Fitial says $261K transfer averts payless payday for CHC doctors
Reporter
Gov. Benigno R. Fitial said the transfer of some $261,000 from the Department of Finance to the Commonwealth Healthcare Corp. helped avert a payless payday for doctors at the hospital on Friday.
Finance Secretary Larrisa Larson also said Finance made an allotment to CHC that “contributed to their payroll” Friday.
CHC needs some $800,000 to meet biweekly payroll.
The governor said that CHC officials called him up on Thursday, telling him that the corporation cannot pay the doctors on Friday.
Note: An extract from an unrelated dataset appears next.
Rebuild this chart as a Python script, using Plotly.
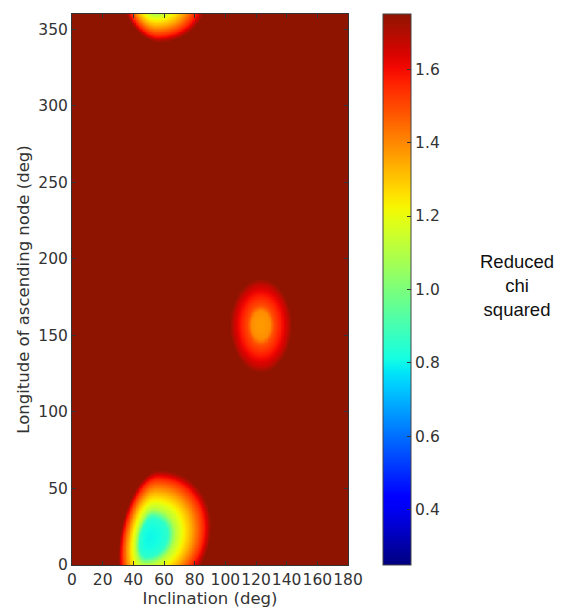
import numpy as np
import plotly.graph_objects as go

# ---- data ----
inclination = np.arange(0, 180.5, 0.5)          # x grid (deg)
longitude = np.arange(0, 361, 1.0)              # y grid (deg)

# chi-squared minima: centre, minimum value, extent (where value reaches the top
# of the colour range) on each side
blob_cx = [50, 123, 52]
blob_cy = [18, 157, 372]
blob_vmin = [0.80, 1.37, 0.85]
blob_rx_left = [19, 20, 20]
blob_rx_right = [40, 20, 34]
blob_ry_down = [42, 31, 30]
blob_ry_up = [44, 30, 31]
blob_skew = [0.15, 0.0, -0.15]

# radial profile of the wells (fraction of the rise from minimum to the top of the scale)
profile_rho = [0.0, 0.15, 0.30, 0.42, 0.67, 0.88, 1.0]
profile_frac = [0.0, 0.012, 0.06, 0.32, 0.56, 0.80, 1.0]

x_ticks = [0, 20, 40, 60, 80, 100, 120, 140, 160, 180]
y_ticks = [0, 50, 100, 150, 200, 250, 300, 350]
cbar_ticks = [0.4, 0.6, 0.8, 1.0, 1.2, 1.4, 1.6]
zmin, zmax = 0.25, 1.75

# ---- build the surface ----
X, Y = np.meshgrid(inclination, longitude)
Z = np.full(X.shape, 5.0)
for i in range(len(blob_cx)):
    dy = Y - blob_cy[i]
    dx = X - blob_cx[i] - blob_skew[i] * dy
    rx = np.where(dx < 0, blob_rx_left[i], blob_rx_right[i])
    ry = np.where(dy < 0, blob_ry_down[i], blob_ry_up[i])
    rho = np.sqrt((dx / rx) ** 2 + (dy / ry) ** 2)
    g = np.interp(rho, profile_rho, profile_frac)
    well = np.where(rho <= 1, blob_vmin[i] + (zmax - blob_vmin[i]) * g, 5.0)
    Z = np.minimum(Z, well)
Z = np.minimum(Z, zmax)

# ---- matplotlib "jet" colormap ----
def jet(t):
    r = np.interp(t, [0, 0.35, 0.66, 0.89, 1], [0, 0, 1, 1, 0.56])
    g = np.interp(t, [0, 0.125, 0.375, 0.64, 0.91, 1], [0, 0, 1, 1, 0, 0.08])
    b = np.interp(t, [0, 0.11, 0.34, 0.65, 1], [0.5, 1, 1, 0, 0])
    return "rgb(%d,%d,%d)" % (round(r * 255), round(g * 255), round(b * 255))

stops = np.linspace(0, 1, 41)
colorscale = [[float(s), jet(s)] for s in stops]

tick_font = dict(family="DejaVu Sans", size=15.5, color="#333")
title_font = dict(family="DejaVu Sans", size=16.5, color="#333")

fig = go.Figure()
fig.add_trace(go.Heatmap(
    x=inclination, y=longitude, z=Z,
    zmin=zmin, zmax=zmax, colorscale=colorscale, zsmooth="best",
    colorbar=dict(
        x=(383 - 72) / 276, xanchor="left", xref="paper",
        y=0, yanchor="bottom", len=1, lenmode="fraction",
        thickness=28, thicknessmode="pixels",
        outlinewidth=1, outlinecolor="#444",
        ticks="inside", ticklen=4, tickcolor="#333",
        tickvals=cbar_ticks, ticktext=["%.1f" % v for v in cbar_ticks],
        tickfont=tick_font,
        xpad=0, ypad=0,
    ),
))

axis_common = dict(
    showline=True, linecolor="#333", linewidth=1, mirror="ticks",
    ticks="inside", ticklen=4, tickcolor="#333", showgrid=False, zeroline=False,
    tickfont=tick_font, automargin=False,
)
fig.update_xaxes(range=[0, 180], tickvals=x_ticks, ticktext=[str(v) for v in x_ticks],
                 tickangle=0,
                 title=dict(text="Inclination (deg)", standoff=3, font=title_font),
                 **axis_common)
fig.update_yaxes(range=[0, 360], tickvals=y_ticks, ticktext=[str(v) for v in y_ticks],
                 title=dict(text="Longitude of ascending node (deg)", standoff=4, font=title_font),
                 **axis_common)

fig.add_annotation(text="Reduced<br>chi<br>squared", xref="paper", yref="paper",
                   x=(517 - 72) / 276, y=(565 - 285) / 551, xanchor="center", yanchor="middle",
                   showarrow=False, align="center",
                   font=dict(family="Liberation Sans", size=18.5, color="#111"))

fig.update_layout(
    width=563, height=609,
    margin=dict(l=72, r=215, t=14, b=44),
    paper_bgcolor="white", plot_bgcolor="white",
)

fig.write_html("out.html")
Fitial said Finance reviewed possible sources of funding that could be used to pay the doctors.
The $261,000 that Finance transferred to CHC is not part of the $5 million seed money allotted by the government to the corporation for fiscal year 2012, but came from reimbursement for Medicare and other services that the hospital had provided.
CHC now gets to keep what it collects for services rendered, instead of remitting it to the central government for appropriation.
“Whenever CHC performs services, they can draw it down from the [federal government]. So those are the drawdowns, totaling $261,000 they asked me to pay the doctors.That was on the pipe already. It’s just a matter of transferring that money to the corporation’s account because there’s money that came in under federal grant accounts and all federal grant accounts are handled by Finance,” the governor said in an interview after meeting with 23 lawmakers on Friday at the Saipan World Resort on Friday.
The governor reiterated that the administration, along with the Legislature, continues to seek ways to generate revenue to continue to fund public services and one of those revenue-generating measures is through legalizing casino gaming on Saipan. A House Saipan casino bill is still pending with the Senate, which killed a similar bill in 2010.
One of the new ideas that the governor proposed was to allow existing hotels and golf courses to acquire through fee simple the public lands they are currently leasing from the CNMI government within 180 days after voters approve of such a move.
Sen. Ralph Torres (R-Saipan) said if any such initiative passes and is ratified by voters, it will pave the way for the establishment of commercial property taxes for affected hotels and golf courses. The CNMI currently does not have property taxes.